After that we can do the merge, and I'd be happy to work on cleaning up documentation/readme stuff. Thanks again!
the logging in the main process is indeed working fine under MPI. I however often use debug log message from my subprocesses for understanding problems during parallelisation. I had a quick search and it seems that there are a few mpi4py solutions we could look at. Still, since logging in the main process is all you need, this is not urgent
turning of logging means not running logging.basicConfig, that moment the messages are logged but there is no handler to print them to console or send them to a file. Adding the convergence stuff is easy, one additional keyword argument. I will add this later today.

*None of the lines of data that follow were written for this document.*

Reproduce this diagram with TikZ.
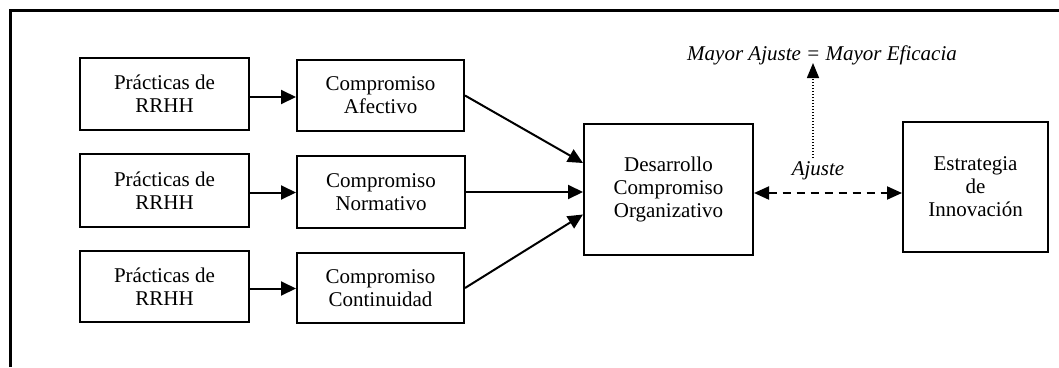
\documentclass[tikz,border=0pt]{standalone}
\usepackage{fontspec}
\setmainfont{Liberation Serif}
\usetikzlibrary{arrows.meta}
\begin{document}
\begin{tikzpicture}[x=1pt,y=-1pt,
  box/.style={draw,line width=2pt,inner sep=0pt,align=center,
    font=\fontsize{21}{23}\selectfont},
  arr/.style={line width=2pt,-{Triangle[length=15pt,width=14pt]}},
  lbl/.style={inner sep=0pt,font=\fontsize{21}{23}\selectfont\itshape}]
\useasboundingbox (0,0) rectangle (1059,367);
\draw[line width=3pt,line join=miter] (10,367) -- (10,10) -- (1059,10);
% left column
\node[box,minimum width=169pt,minimum height=72pt] (P1) at (164.5,94) {Prácticas de\\RRHH};
\node[box,minimum width=169pt,minimum height=73pt] (P2) at (164.5,190.5) {Prácticas de\\RRHH};
\node[box,minimum width=169pt,minimum height=71pt] (P3) at (164.5,286.5) {Prácticas de\\RRHH};
% second column
\node[box,minimum width=167pt,minimum height=71pt] (A) at (380.5,95.5) {Compromiso\\Afectivo};
\node[box,minimum width=168pt,minimum height=72pt] (N) at (381,192) {Compromiso\\Normativo};
\node[box,minimum width=167pt,minimum height=70pt] (C) at (380.5,288) {Compromiso\\Continuidad};
% central
\node[box,minimum width=169pt,minimum height=131pt] (D) at (668.5,189.5) {Desarrollo\\Compromiso\\Organizativo};
\node[box,minimum width=145pt,minimum height=130pt] (E) at (975.5,187) {Estrategia\\de\\Innovación};
% labels
\node[lbl] (M) at (822,55) {Mayor Ajuste = Mayor Eficacia};
\node[lbl] (AJ) at (818,171) {Ajuste};
\coordinate (dtop) at (813,63);
\coordinate (dbot) at (813,158);
% arrows
\draw[arr] ([yshift=-3pt]P1.east) -- ([yshift=-3pt]P1.east -| A.west);
\draw[arr] ([yshift=-2pt]P2.east) -- ([yshift=-2pt]P2.east -| N.west);
\draw[arr] ([yshift=-2pt]P3.east) -- ([yshift=-2pt]P3.east -| C.west);
\draw[arr] (A.east) -- ([yshift=26.5pt]D.west);
\draw[arr] (N.east) -- (N.east -| D.west);
\draw[arr] (C.east) -- ([yshift=-25pt]D.west);
\draw[line width=2pt,dash pattern=on 8pt off 6pt,{Triangle[length=15pt,width=13pt]}-{Triangle[length=15pt,width=13pt]}] ([yshift=-3.5pt]D.east) -- ([yshift=-3.5pt]D.east -| E.west);
\draw[line width=1.5pt,dash pattern=on 1.5pt off 1.5pt,-{Triangle[length=15pt,width=12pt]}] (dbot) -- (dtop);
\end{tikzpicture}
\end{document}
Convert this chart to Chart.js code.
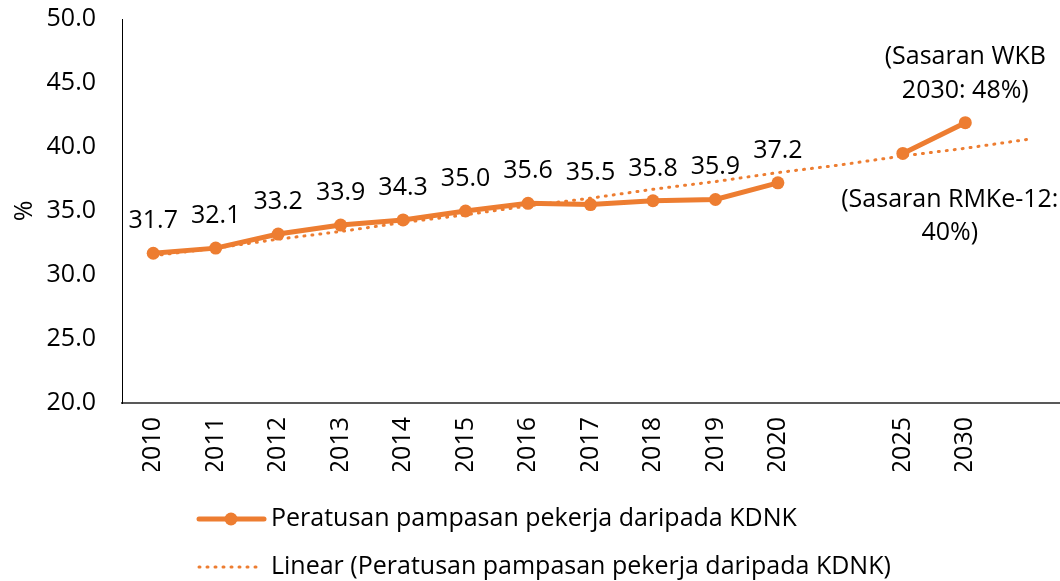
<!DOCTYPE html>
<html>
<head>
<meta charset="utf-8">
<script src="https://cdn.jsdelivr.net/npm/chart.js@4/dist/chart.umd.min.js"></script>
<style>
  html, body { margin: 0; padding: 0; background: #fff; overflow: hidden; }
  canvas { display: block; }
</style>
</head>
<body>
<canvas id="chart" width="1060" height="581"></canvas>
<script>
// Data.
var years = ["2010", "2011", "2012", "2013", "2014", "2015", "2016", "2017",
             "2018", "2019", "2020", "", "2025", "2030", ""];
var pampasan = [31.7, 32.1, 33.2, 33.9, 34.3, 35.0, 35.6, 35.5,
                35.8, 35.9, 37.2, null, 39.5, 41.9, null];
var trendLinear = [31.5, 32.1, 32.8, 33.4, 34.1, 34.7, 35.4, 36.0,
                   36.7, 37.3, 38.0, 38.6, 39.3, 39.9, 40.6];
var yTicks = [20, 25, 30, 35, 40, 45, 50];
var noteWKB = ["(Sasaran WKB", "2030: 48%)"];
var noteRMK = ["(Sasaran RMKe-12:", "40%)"];
var seriesName = "Peratusan pampasan pekerja daripada KDNK";
var trendName = "Linear (Peratusan pampasan pekerja daripada KDNK)";

var orange = "#ED7D31";
var fontFamily = "'Open Sans', sans-serif";
var fontSize = 25;

Chart.defaults.font.family = fontFamily;
Chart.defaults.font.size = fontSize;
Chart.defaults.color = "#000";

// Value labels, target notes and the two-row legend.
var labelsPlugin = {
    id: "labelsPlugin",
    afterDatasetsDraw: function(chart) {
        var ctx = chart.ctx;
        var pts = chart.getDatasetMeta(0).data;
        ctx.save();
        ctx.fillStyle = "#000";
        ctx.font = fontSize + "px " + fontFamily;
        ctx.textAlign = "center";
        ctx.textBaseline = "alphabetic";
        for (var i = 0; i <= 10; ++i) {
            if (pampasan[i] == null) continue;
            ctx.fillText(pampasan[i].toFixed(1), pts[i].x, pts[i].y - 25);
        }
        // 2030 note above its point, 2025 note below its point.
        var p30 = pts[13], p25 = pts[12];
        ctx.fillText(noteWKB[0], p30.x, p30.y - 59);
        ctx.fillText(noteWKB[1], p30.x, p30.y - 25);
        ctx.fillText(noteRMK[0], p25.x + 47, p25.y + 54);
        ctx.fillText(noteRMK[1], p25.x + 47, p25.y + 87);
        ctx.restore();
    },
    afterDraw: function(chart) {
        var ctx = chart.ctx;
        ctx.save();
        ctx.font = fontSize + "px " + fontFamily;
        ctx.fillStyle = "#000";
        ctx.textAlign = "left";
        ctx.textBaseline = "middle";
        // series row
        ctx.strokeStyle = orange;
        ctx.lineWidth = 5;
        ctx.lineCap = "round";
        ctx.beginPath();
        ctx.moveTo(199, 519);
        ctx.lineTo(264, 519);
        ctx.stroke();
        ctx.fillStyle = orange;
        ctx.beginPath();
        ctx.arc(231, 519, 6.5, 0, Math.PI * 2);
        ctx.fill();
        ctx.fillStyle = "#000";
        ctx.fillText(seriesName, 271, 519);
        // trend row
        ctx.lineWidth = 3;
        ctx.setLineDash([1, 7]);
        ctx.beginPath();
        ctx.moveTo(199, 567);
        ctx.lineTo(258, 567);
        ctx.stroke();
        ctx.setLineDash([]);
        ctx.fillText(trendName, 271, 567);
        ctx.restore();
    }
};

new Chart(document.getElementById("chart"), {
    type: "line",
    data: {
        labels: years,
        datasets: [{
            label: seriesName,
            data: pampasan,
            borderColor: orange,
            backgroundColor: orange,
            borderWidth: 5,
            pointRadius: 6.5,
            pointHoverRadius: 6.5,
            pointBorderWidth: 0,
            spanGaps: false,
            tension: 0
        }, {
            label: trendName,
            data: trendLinear,
            borderColor: orange,
            borderWidth: 3,
            borderDash: [1, 7],
            borderCapStyle: "round",
            pointRadius: 0,
            tension: 0
        }]
    },
    options: {
        responsive: false,
        animation: false,
        layout: {
            autoPadding: false,
            padding: { top: 19, right: 1, left: 0, bottom: 110 }
        },
        plugins: {
            legend: { display: false },
            tooltip: { enabled: false }
        },
        scales: {
            x: {
                offset: true,
                grid: { display: false, drawTicks: false },
                border: { color: "#595959", width: 2 },
                ticks: { minRotation: 90, maxRotation: 90, autoSkip: false, padding: 14 },
                afterFit: function(scale) {
                    scale.height = 68;
                    scale.paddingLeft = 0;
                    scale.paddingRight = 0;
                }
            },
            y: {
                min: 20,
                max: 50,
                afterBuildTicks: function(scale) {
                    scale.ticks = yTicks.map(function(v) { return { value: v }; });
                },
                grid: { display: false, drawTicks: false },
                border: { color: "#000", width: 1 },
                ticks: {
                    padding: 26,
                    callback: function(v) { return Number(v).toFixed(1); }
                },
                title: { display: true, text: "%", padding: { top: 10, bottom: 0 } },
                afterFit: function(scale) {
                    scale.width = 122;
                    scale.paddingTop = 0;
                    scale.paddingBottom = 0;
                }
            }
        }
    },
    plugins: [labelsPlugin]
});
</script>
</body>
</html>
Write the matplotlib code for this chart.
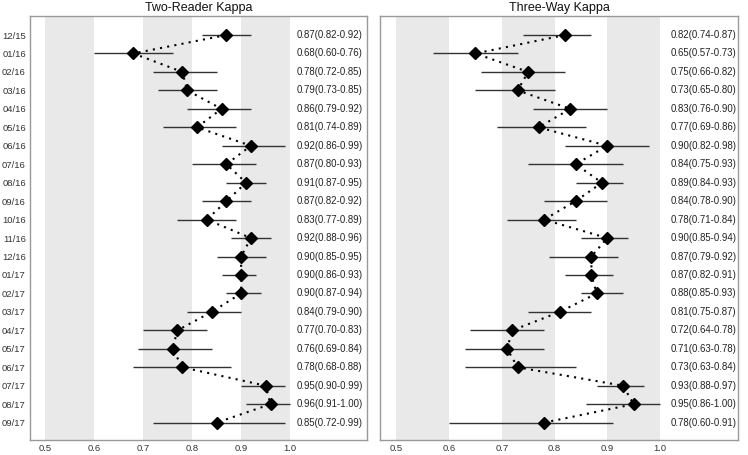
import matplotlib.pyplot as plt

plt.rcParams['font.family'] = ['Liberation Sans', 'DejaVu Sans']

months = ['12/15', '01/16', '02/16', '03/16', '04/16', '05/16', '06/16', '07/16', '08/16', '09/16', '10/16',
          '11/16', '12/16', '01/17', '02/17', '03/17', '04/17', '05/17', '06/17', '07/17', '08/17', '09/17']

two_est = [0.87, 0.68, 0.78, 0.79, 0.86, 0.81, 0.92, 0.87, 0.91, 0.87, 0.83,
           0.92, 0.90, 0.90, 0.90, 0.84, 0.77, 0.76, 0.78, 0.95, 0.96, 0.85]
two_low = [0.82, 0.60, 0.72, 0.73, 0.79, 0.74, 0.86, 0.80, 0.87, 0.82, 0.77,
           0.88, 0.85, 0.86, 0.87, 0.79, 0.70, 0.69, 0.68, 0.90, 0.91, 0.72]
two_high = [0.92, 0.76, 0.85, 0.85, 0.92, 0.89, 0.99, 0.93, 0.95, 0.92, 0.89,
            0.96, 0.95, 0.93, 0.94, 0.90, 0.83, 0.84, 0.88, 0.99, 1.00, 0.99]

three_est = [0.82, 0.65, 0.75, 0.73, 0.83, 0.77, 0.90, 0.84, 0.89, 0.84, 0.78,
             0.90, 0.87, 0.87, 0.88, 0.81, 0.72, 0.71, 0.73, 0.93, 0.95, 0.78]
three_low = [0.74, 0.57, 0.66, 0.65, 0.76, 0.69, 0.82, 0.75, 0.84, 0.78, 0.71,
             0.85, 0.79, 0.82, 0.85, 0.75, 0.64, 0.63, 0.63, 0.88, 0.86, 0.60]
three_high = [0.87, 0.73, 0.82, 0.80, 0.90, 0.86, 0.98, 0.93, 0.93, 0.90, 0.84,
              0.94, 0.92, 0.91, 0.93, 0.87, 0.78, 0.78, 0.84, 0.97, 1.00, 0.91]

ticks = [0.5, 0.6, 0.7, 0.8, 0.9, 1.0]
bands = [(0.5, 0.6), (0.7, 0.8), (0.9, 1.0)]

W, H = 748, 455
fig = plt.figure(figsize=(W / 100, H / 100), dpi=100)


def panel(rect, title, est, low, high, xmax, text_x, show_labels):
    ax = fig.add_axes(rect)
    rows = list(range(len(months)))
    for a, b in bands:
        ax.axvspan(a, b, color='#e9e9e9', lw=0, zorder=0)
    ax.hlines(rows, low, high, color='#333333', lw=1.0, zorder=2)
    ax.plot(est, rows, color='black', linestyle=(0, (1, 2.5)), lw=1.5, zorder=3)
    ax.plot(est, rows, linestyle='none', marker='D', color='black', markersize=6.5, zorder=4)
    for i in rows:
        ax.text(text_x, i, f'{est[i]:.2f}({low[i]:.2f}-{high[i]:.2f})', va='center', ha='left',
                fontsize=6.9, color='#222222')
    ax.set_xlim(0.469, xmax)
    ax.set_ylim(len(months) - 0.06, -1.03)
    ax.set_xticks(ticks)
    ax.set_xticklabels([f'{t:.1f}' for t in ticks])
    ax.set_yticks(rows)
    if show_labels:
        ax.set_yticklabels(months)
    else:
        ax.set_yticklabels([])
    ax.tick_params(length=0, labelsize=6.8, colors='#333333', pad=3)
    for s in ax.spines.values():
        s.set_color('#999999')
        s.set_linewidth(1.0)
    ax.set_title(title, fontsize=9.0, color='#111111', pad=3.5)
    return ax


bottom = (H - 440) / H
height = (440 - 16) / H
panel([30 / W, bottom, (367 - 30) / W, height], 'Two-Reader Kappa', two_est, two_low, two_high, 1.157, 1.013, True)
panel([380 / W, bottom, (738 - 380) / W, height], 'Three-Way Kappa', three_est, three_low, three_high, 1.148, 1.020, False)

fig.savefig('out.png', dpi=100)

I agree, there are good arguments for either the final population or the archive. With final population, it becomes possible to reseed the algorithm and continue the optimisation. For most workflows, however, you want the archive rather than the final population. Irrespective of which of the two we return, the other should be accessible as an attribute. Third option is to always return both. You would get something like the following:
archive, population = algorithm.run(1000, convergence=False)
# with convergence
archive, population, convergence = algorithm.run(1000, convergence=True)
Ok great, just two things for now then - (1) the convergence frequency, and (2) the return statements. The way you outlined it here seems fine, other than the single-objective case would return one best solution instead of an archive.
Thanks! I'll keep an eye out for a PR. And happy holidays.
fixed, see documentation of run and examples for how it works
All resolved by #5 , thanks!
Some thoughts on improving algorithm performance.
Idea from @quaquel : Bring some of the tricks from e-NSGAII to policy trees to counteract stalled search: auto-adaptive population sizing and restarts.
concurrent.futures
api for executors. This will make it easier to switch between mpi4py on a cluster and multiprocessing on a single machine. (again from @quaquel )No immediate timeline for doing these things, just keeping track.